Our Avram clearly did so and was prepared to do more - even if it was only his readiness to demonstrate absolute loyalty that had largely gotten him the job at Stamford Bridge in the first place in place of Jose Mourinho, the self-styled "Great One" and a nondurable type if ever there was. With great courage, Avram rode out the snide and the nasty, the populists and the snobs, the anti-Semites and the jealous, to take Chelsea to the kind of achievements which Sir Alex Ferguson said should've have earned any coach a 10-year contract. Instead, Roman Abramovich decided to prove how right is the chapter in the autobiography of Les Shackleton (a great player from the '50s) headed "The average director's knowledge of football" and which consists of a completely blank page.
Abramovich repaid Avram's loyalty by getting rid of him just because John Terry slipped on his bum for that crucial penalty. Now, if he'd just had the courage to have made plain before the Moscow final that he didn't think his coach was up to the job and that he'd have to leave even if Chelsea had captured Europe's greatest soccer prize, then he might have been excused. But this was just plain pettiness. Perhaps Chelsea will have a disastrous 2008-9 season and another moneybags will get his comeuppance. Hollow hope, I know, but we can always dream of it being proven that money can't in fact buy it all, whereas courage, dignity, commitment and durability will eventually be crowned with glory.
I was so angry about the shoddy Chelsea behavior that I don't much want to think about it any more. Another departure of the past fortnight, however, has left me so disappointed, so dejected, so sad that I just can't get it out of my head.
Oh Justine - why on earth did you have to do it!

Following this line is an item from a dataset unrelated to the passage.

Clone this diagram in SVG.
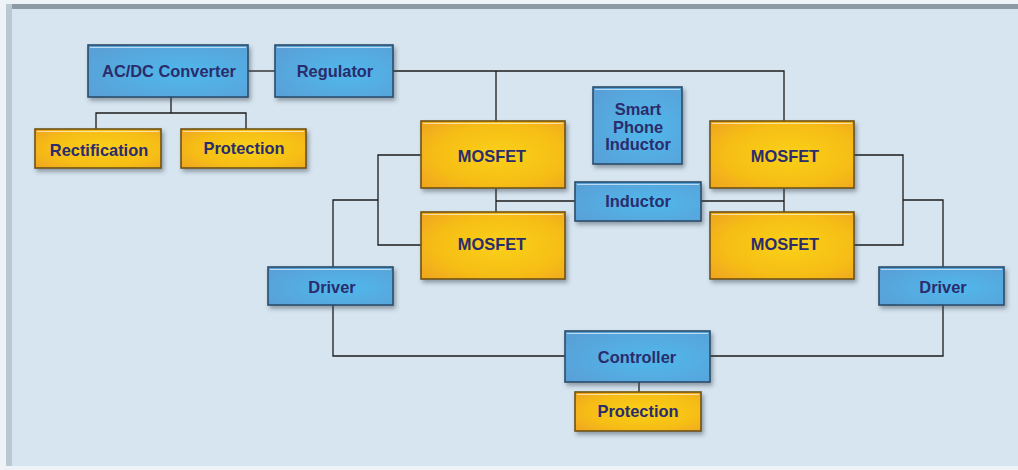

"Tennis has been my life since the age of 5 and I feel like I'm entering adulthood at last," explained the young lady of her shock decision to quit the game at the tender age of 25. From the moment when, at the age of 18, Justine nearly beat, should have beaten, Venus Williams in the Wimbledon final, we were sold on this slip of a girl - her courage, her commitment, the unparalleled one-handed backhand that lifted her modest frame off her feet and lifted all tennis addicts with her. How we admired her, even more than her ever-so-nice compatriot, Kim Clijsters who, less unexpectedly, a year ago paved the way out of the limelight. In the words of the Wham pop song, "I gave you my heart, but the very next day you gave it away".
I guess it's going to be nice to see someone else next week take Roland Garros for the first time in four years (actually Justine won four of the last five), and maybe Martina's instincts are right when she says, "I would be less shocked to see Justine come back than I am at her retiring now."
Maybe in the end, never having Wimbledon among her seven Grand Slam titles will gnaw away. Justine, come back, all will be forgiven: How we want our memories of your glory to endure.